DATA:
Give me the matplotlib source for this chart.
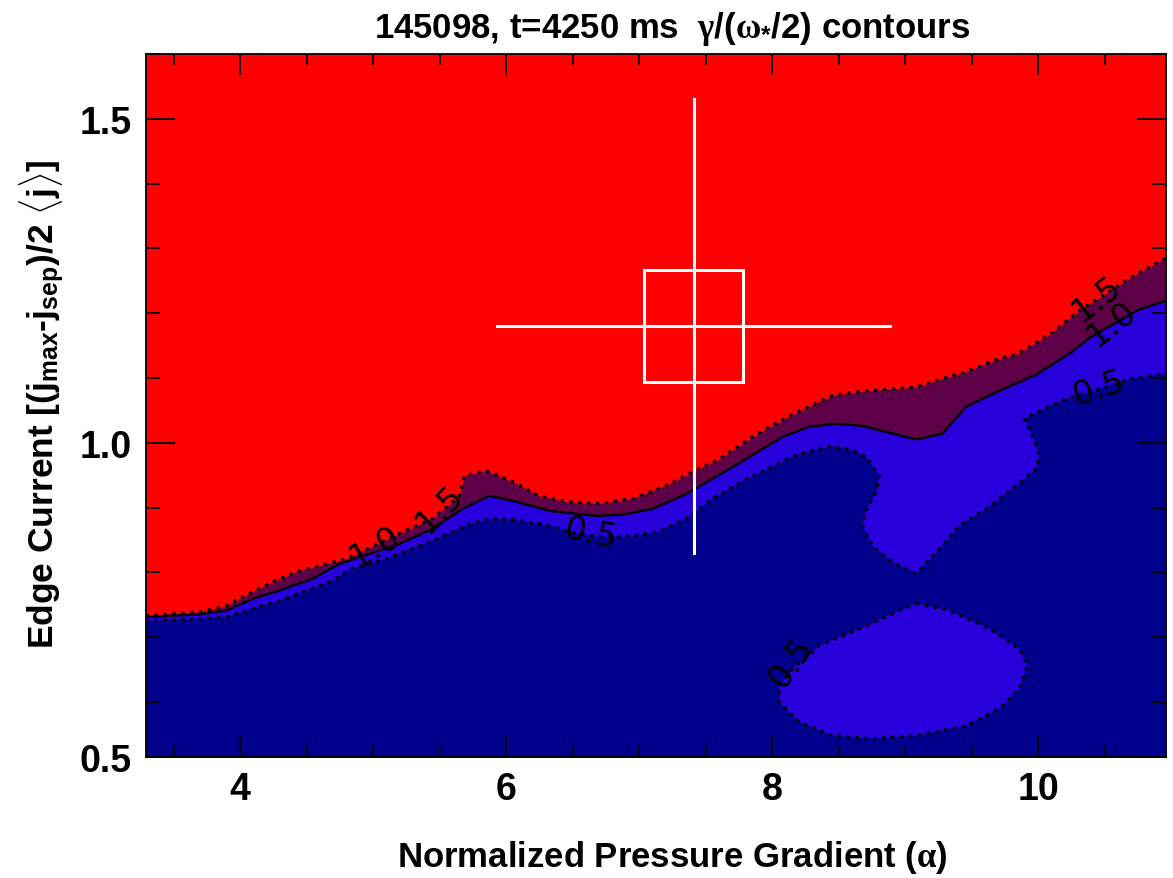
import matplotlib
matplotlib.use("Agg")
import matplotlib.pyplot as plt
from matplotlib.patches import Rectangle
from matplotlib.ticker import FixedLocator, MultipleLocator

plt.rcParams['font.family'] = ['Liberation Sans', 'DejaVu Sans']
plt.rcParams['font.weight'] = 'bold'
plt.rcParams['mathtext.fontset'] = 'custom'
plt.rcParams['mathtext.rm'] = 'Liberation Sans:bold'
plt.rcParams['mathtext.bf'] = 'Liberation Sans:bold'
plt.rcParams['mathtext.it'] = 'Liberation Serif'

# growth-rate contours gamma/(omega*/2) in the (alpha, edge current) plane
# 1.5 contour (red / purple boundary)
c15_x = [3.29, 3.694, 3.897, 4.092, 4.243, 4.423, 4.649, 4.799, 5.198, 5.446,
         5.649, 5.686, 5.852, 5.950, 6.077, 6.250, 6.453, 6.701, 6.950, 7.205,
         7.401, 7.604, 7.829, 7.957, 8.205, 8.453, 8.709, 9.085, 9.205, 9.461,
         9.709, 9.844, 10.092, 10.295, 10.551, 10.754, 10.96]
c15_y = [0.733, 0.739, 0.748, 0.770, 0.785, 0.801, 0.813, 0.821, 0.860, 0.883,
         0.918, 0.949, 0.957, 0.949, 0.937, 0.918, 0.909, 0.906, 0.914, 0.934,
         0.955, 0.975, 1.006, 1.022, 1.049, 1.073, 1.080, 1.086, 1.094, 1.110,
         1.130, 1.137, 1.168, 1.202, 1.236, 1.262, 1.285]

# 1.0 contour (solid line)
c10_x = [3.29, 3.694, 3.897, 4.092, 4.295, 4.543, 4.746, 5.198, 5.446, 5.671,
         5.874, 6.077, 6.325, 6.679, 6.874, 7.100, 7.355, 7.581, 7.829, 8.077,
         8.280, 8.483, 8.679, 9.085, 9.280, 9.461, 9.709, 9.995, 10.251, 10.401,
         10.754, 10.96]
c10_y = [0.731, 0.735, 0.741, 0.759, 0.772, 0.790, 0.813, 0.844, 0.867, 0.898,
         0.918, 0.909, 0.895, 0.887, 0.889, 0.898, 0.921, 0.948, 0.978, 1.009,
         1.025, 1.029, 1.026, 1.005, 1.014, 1.056, 1.080, 1.106, 1.140, 1.164,
         1.205, 1.219]

# 0.5 contour, main branch (folds back on itself near alpha ~ 9)
c05_x = [3.29, 3.694, 3.897, 4.092, 4.295, 4.498, 4.694, 4.844, 5.100, 5.198,
         5.446, 5.701, 5.897, 6.077, 6.325, 6.498, 6.701, 6.904, 7.152, 7.378,
         7.551, 7.807, 8.077, 8.205, 8.453, 8.603, 8.709, 8.806, 8.784, 8.709,
         8.679, 8.754, 8.905, 9.085, 9.258, 9.408, 9.611, 9.806, 9.987, 10.010,
         9.957, 9.897, 10.010, 10.213, 10.461, 10.709, 10.96]
c05_y = [0.725, 0.728, 0.731, 0.744, 0.756, 0.772, 0.787, 0.806, 0.821, 0.829,
         0.849, 0.873, 0.883, 0.881, 0.872, 0.861, 0.855, 0.855, 0.863, 0.886,
         0.914, 0.944, 0.971, 0.983, 0.995, 0.988, 0.978, 0.949, 0.924, 0.898,
         0.872, 0.841, 0.816, 0.798, 0.836, 0.872, 0.898, 0.929, 0.960, 0.980,
         1.011, 1.037, 1.049, 1.068, 1.083, 1.099, 1.106]

# 0.5 contour, closed island at low current
isl_x = [9.085, 9.333, 9.634, 9.859, 9.919, 9.859, 9.709, 9.461, 9.085, 8.754,
         8.453, 8.205, 8.055, 8.055, 8.153, 8.356, 8.657, 8.905, 9.085]
isl_y = [0.752, 0.741, 0.713, 0.682, 0.656, 0.620, 0.590, 0.563, 0.548, 0.543,
         0.548, 0.569, 0.600, 0.625, 0.651, 0.687, 0.713, 0.736, 0.752]

# experimental operating point with uncertainty box and range bars
alpha_exp, j_exp = 7.41, 1.18
box_dx, box_dy = 0.37, 0.087
bar_dx, bar_dy = 1.475, 0.35

# contour labels: text, alpha, current, rotation
clabels = [("1.5", 5.50, 0.898, 45), ("1.0", 5.01, 0.840, 30),
           ("0.5", 6.64, 0.860, -12), ("1.5", 10.44, 1.224, 38),
           ("1.0", 10.55, 1.185, 38), ("0.5", 10.46, 1.085, 18),
           ("0.5", 8.145, 0.662, 55)]

xmin, xmax = 3.29, 10.96
ymin, ymax = 0.515, 1.60

RED = '#ff0000'
PURPLE = '#5e0048'
BLUE = '#2800dc'
NAVY = '#00008c'

fig = plt.figure(figsize=(11.73, 8.79), dpi=100)
ax = fig.add_axes([0.1242, 0.1377, 0.8696, 0.7997])
ax.set_facecolor(RED)

floor = 0.3
ax.fill_between(c15_x, c15_y, floor, color=PURPLE, lw=0)
ax.fill_between(c10_x, c10_y, floor, color=BLUE, lw=0)
ax.fill(c05_x + [xmax + 1, xmin - 1], c05_y + [floor, floor], color=NAVY, lw=0)
ax.fill(isl_x, isl_y, color=BLUE, lw=0)

dots = (0, (1, 1.8))
ax.plot(c15_x, c15_y, color='black', lw=2.3, linestyle=dots)
ax.plot(c10_x, c10_y, color='black', lw=1.7)
ax.plot(c05_x, c05_y, color='black', lw=2.3, linestyle=dots)
ax.plot(isl_x, isl_y, color='black', lw=2.3, linestyle=dots)

for txt, xa, ya, rot in clabels:
    ax.text(xa, ya, txt, rotation=rot, ha='center', va='center',
            fontsize=24, fontweight='normal', color='black',
            family=['DejaVu Sans'])

# operating point
ax.add_patch(Rectangle((alpha_exp - box_dx, j_exp - box_dy), 2 * box_dx, 2 * box_dy,
                       fill=False, edgecolor='white', lw=2.2))
ax.plot([alpha_exp - bar_dx, alpha_exp + bar_dx], [j_exp, j_exp], color='white', lw=2.2)
ax.plot([alpha_exp, alpha_exp], [j_exp - bar_dy, j_exp + bar_dy], color='white', lw=2.2)

ax.set_xlim(xmin, xmax)
ax.set_ylim(ymin, ymax)

ax.xaxis.set_major_locator(FixedLocator([4, 6, 8, 10]))
ax.xaxis.set_minor_locator(MultipleLocator(0.5))
ax.yaxis.set_major_locator(FixedLocator([ymin, 1.0, 1.5]))
ax.yaxis.set_minor_locator(MultipleLocator(0.1))
ax.set_yticklabels(['0.5', '1.0', '1.5'])

ax.tick_params(axis='both', which='both', direction='in', top=True, right=True,
               width=1.3, color='black', labelsize=27)
ax.tick_params(axis='x', which='major', length=15, pad=10)
ax.tick_params(axis='x', which='minor', length=8)
ax.tick_params(axis='y', which='major', length=21, pad=10)
ax.tick_params(axis='y', which='minor', length=10)
for s in ax.spines.values():
    s.set_linewidth(1.3)
    s.set_zorder(5)

fig.text(0.573, 0.967, r'145098, t=4250 ms  $\gamma$/($\omega_{*}$/2) contours',
         ha='center', va='center', fontsize=25, fontweight='bold')
fig.text(0.573, 0.024, r'Normalized Pressure Gradient ($\alpha$)',
         ha='center', va='center', fontsize=25, fontweight='bold')
fig.text(0.036, 0.54, r'Edge Current [(j$_{\rm max}$-j$_{\rm sep}$)/2 $\langle$j$\rangle$]',
         ha='center', va='center', rotation=90, fontsize=25.5, fontweight='bold')

fig.savefig('out.png', dpi=100)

WRITTEN EXERCISE: Give again, word for word, every line from the top of the data above to the line holding "from matplotlib.ticker import", inclusive, with the pictures left out.

CORRECT ANSWER:
Give me the matplotlib source for this chart.
import matplotlib
matplotlib.use("Agg")
import matplotlib.pyplot as plt
from matplotlib.patches import Rectangle
from matplotlib.ticker import FixedLocator, MultipleLocator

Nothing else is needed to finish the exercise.